The BOM is the first character of the file. There are myriad hoops
that non-Latin users go through to do things that we routinely do.
This problem I saw right at the inception. I already know why
romanizing is so good. Don't you?
You should probably ignore this non-critical warning now ; it is only
for extremely strict compatibility with deprecated softwares that
should have been updated since long for obvious security and
performance reasons.
There are a few cases where a BOM may cause troubles.
For example, there's a PHP function header() which permits to redirect
to another page.
If you create a PHP document containing
?<?php
header("location:http://unicode.org");
?>
you will be redirected to the Unicode website.
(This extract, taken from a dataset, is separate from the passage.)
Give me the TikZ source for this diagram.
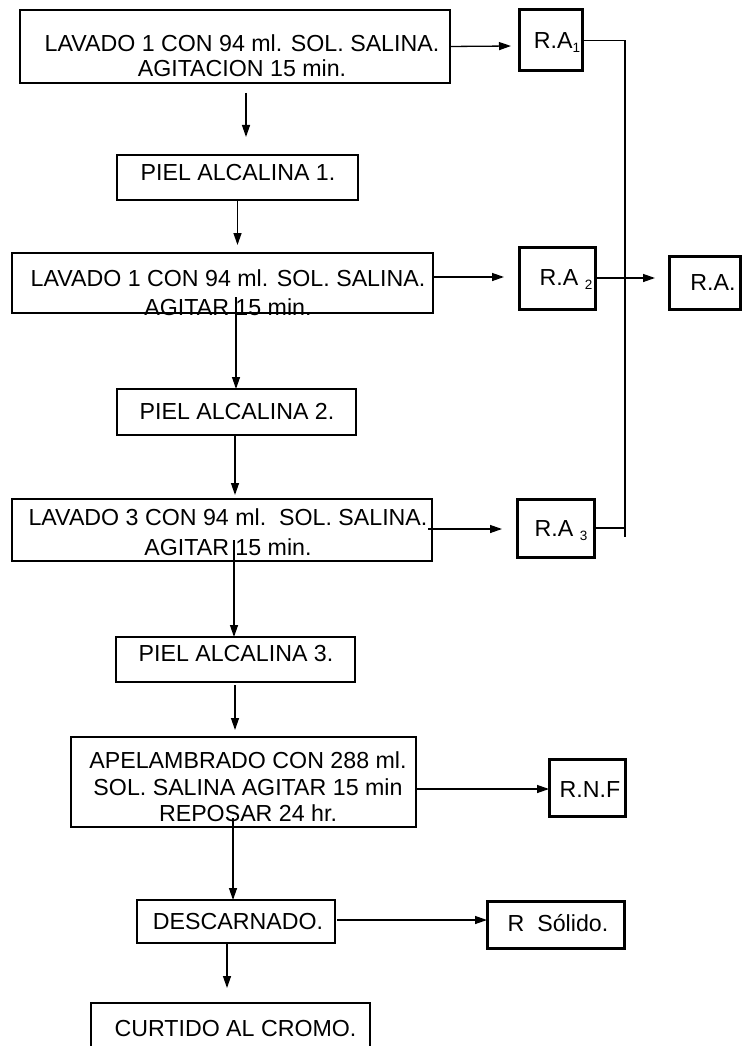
\documentclass[tikz,border=0pt]{standalone}
\usepackage{fontspec}
\setmainfont{Liberation Sans}
\usetikzlibrary{arrows.meta}
\newcommand{\sbs}[1]{\raisebox{-4pt}{\fontsize{13.5}{13.5}\selectfont #1}}
\begin{document}
\begin{tikzpicture}[x=1pt,y=-1pt,
  box/.style={draw,line width=1.4pt,inner sep=0pt,outer sep=0pt},
  rbox/.style={draw,line width=3pt,inner sep=0pt,outer sep=0pt},
  txt/.style={inner sep=0pt,align=center,font=\fontsize{23.2}{27}\selectfont},
  one/.style={txt,text height=16.8pt,text depth=0pt},
  arr/.style={line width=1.3pt,-{Triangle[length=12pt,width=8pt]}},
  ln/.style={line width=1.3pt}]
\useasboundingbox (0,0) rectangle (742,1046);
\clip (0,0) rectangle (742,1046);
% boxes
\node[box,minimum width=430pt,minimum height=73pt] (b1) at (235,46.5) {};
\node[rbox,minimum width=63pt,minimum height=61pt] (ra1) at (550.5,40.5) {};
\node[box,minimum width=241pt,minimum height=45pt] (p1) at (237.5,177.5) {};
\node[box,minimum width=421pt,minimum height=60pt] (b2) at (222.5,283) {};
\node[rbox,minimum width=76pt,minimum height=62pt] (ra2) at (557,278) {};
\node[rbox,minimum width=71pt,minimum height=53pt] (ra) at (704.5,282.5) {};
\node[box,minimum width=239pt,minimum height=46pt] (p2) at (236.5,412) {};
\node[box,minimum width=420pt,minimum height=62pt] (b3) at (222,530) {};
\node[rbox,minimum width=77pt,minimum height=58pt] (ra3) at (555.5,528) {};
\node[box,minimum width=239pt,minimum height=45pt] (p3) at (235.5,659.5) {};
\node[box,minimum width=345pt,minimum height=90pt] (ap) at (243.5,782) {};
\node[rbox,minimum width=76pt,minimum height=57pt] (rnf) at (587,787.5) {};
\node[box,minimum width=198pt,minimum height=43pt] (de) at (236,921.5) {};
\node[rbox,minimum width=137pt,minimum height=47pt] (rs) at (555.5,924.5) {};
\node[box,minimum width=279pt,minimum height=56pt] (cu) at (230.5,1031) {};
% texts
\node[txt,font=\fontsize{23.2}{25}\selectfont] (b1t) at (242,56) {LAVADO 1 CON 94 ml. SOL. SALINA.\\AGITACION 15 min.};
\node[txt,font=\fontsize{23.2}{29}\selectfont] (b2t) at (228,292.5) {LAVADO 1 CON 94 ml. SOL. SALINA.\\AGITAR 15 min.};
\node[txt,font=\fontsize{23.2}{30}\selectfont] (b3t) at (228,532) {LAVADO 3 CON 94 ml.~~SOL. SALINA.\\AGITAR 15 min.};
\node[txt,font=\fontsize{23.2}{26.5}\selectfont] (apt) at (248,787) {APELAMBRADO CON 288 ml.\\SOL. SALINA AGITAR 15 min\\REPOSAR 24 hr.};
\node[one] (p1t) at (238,172) {PIEL ALCALINA 1.};
\node[one] (p2t) at (237,411) {PIEL ALCALINA 2.};
\node[one] (p3t) at (236,653) {PIEL ALCALINA 3.};
\node[one] (det) at (238,921) {DESCARNADO.};
\node[one] (rst) at (558,923) {R~~Sólido.};
\node[one] (cut) at (235.5,1028) {CURTIDO AL CROMO.};
\node[one] (rnft) at (590,789) {R.N.F};
\node[one] (ra1t) at (557,40) {R.A\sbs{1}};
\node[one] (ra2t) at (566,277) {R.A \sbs{2}};
\node[one] (rat) at (713,282) {R.A.};
\node[one] (ra3t) at (561,528) {R.A \sbs{3}};
% collector line
\coordinate (bus3) at (625,537);
\draw[ln] (ra1.east) -| (bus3);
\draw[ln] (ra3.east) -- (ra3.east -| bus3);
% connectors
\draw[arr] ([shift={(-1,0)}]b1.east) -- ([shift={(-8,5.5)}]ra1.west);
\draw[arr] ([shift={(11,10)}]b1.south) -- ([shift={(8.5,-18)}]p1.north);
\draw[arr] (p1.south) -- ([shift={(15,-8)}]b2.north);
\draw[arr] ([shift={(0,-6)}]b2.east) -- ([shift={(-15,-1)}]ra2.west);
\draw[arr] (ra2.east) -- ([shift={(-14,-4.5)}]ra.west);
\draw[arr] ([shift={(13.5,-16)}]b2.south) -- ([shift={(-0.5,0)}]p2.north);
\draw[arr] ([shift={(-1.5,0)}]p2.south) -- ([shift={(13,-4)}]b3.north);
\draw[arr] ([shift={(-4,-1)}]b3.east) -- ([shift={(-15,1)}]ra3.west);
\draw[arr] ([shift={(12,-21)}]b3.south) -- ([shift={(-1.5,0)}]p3.north);
\draw[arr] ([shift={(-0.5,3)}]p3.south) -- ([shift={(-8.5,-7)}]ap.north);
\draw[arr] ([shift={(0,7)}]ap.east) -- ([shift={(0,1.5)}]rnf.west);
\draw[arr] ([shift={(-10.5,-9)}]ap.south) -- ([shift={(-3,0)}]de.north);
\draw[arr] ([shift={(2,-1.5)}]de.east) -- ([shift={(0,-4.5)}]rs.west);
\draw[arr] ([shift={(-9,0)}]de.south) -- ([shift={(-3.5,-15)}]cu.north);
\end{tikzpicture}
\end{document}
No text may be sent before the header() function. Otherwise you get an
error message.
If your document contains
text
?<?php
header("location:http://unicode.org");
?>
"text" will be sent and you'll get an error message such as:
text ? Warning: Cannot modify header information - headers already sent
by (output started at /customers/0/1/f/colson.eu/httpd.www/test.php:2)
in /customers/0/1/f/colson.eu/httpd.www/test.php on line 3
If your document only contains
?<?php
header("location:http://unicode.org");
?>
but you save it with a BOM, the BOM will be sent and you'll get an error
message like
Warning: Cannot modify header information - headers already sent by
(output started at /customers/0/1/f/colson.eu/httpd.www/test.php:1) in
/customers/0/1/f/colson.eu/httpd.www/test.php on line 2
(tested with Firefox 13.0 and Google Chrome 20.0.1132.47 on Ubuntu 12.04.)
On Windows, Notepad++ <http://notepad-plus-plus.org/> permits to choose
among different encodings including UTF-8 and UTF-8 without BOM. Always
choose the last one and you'll avoid such problems.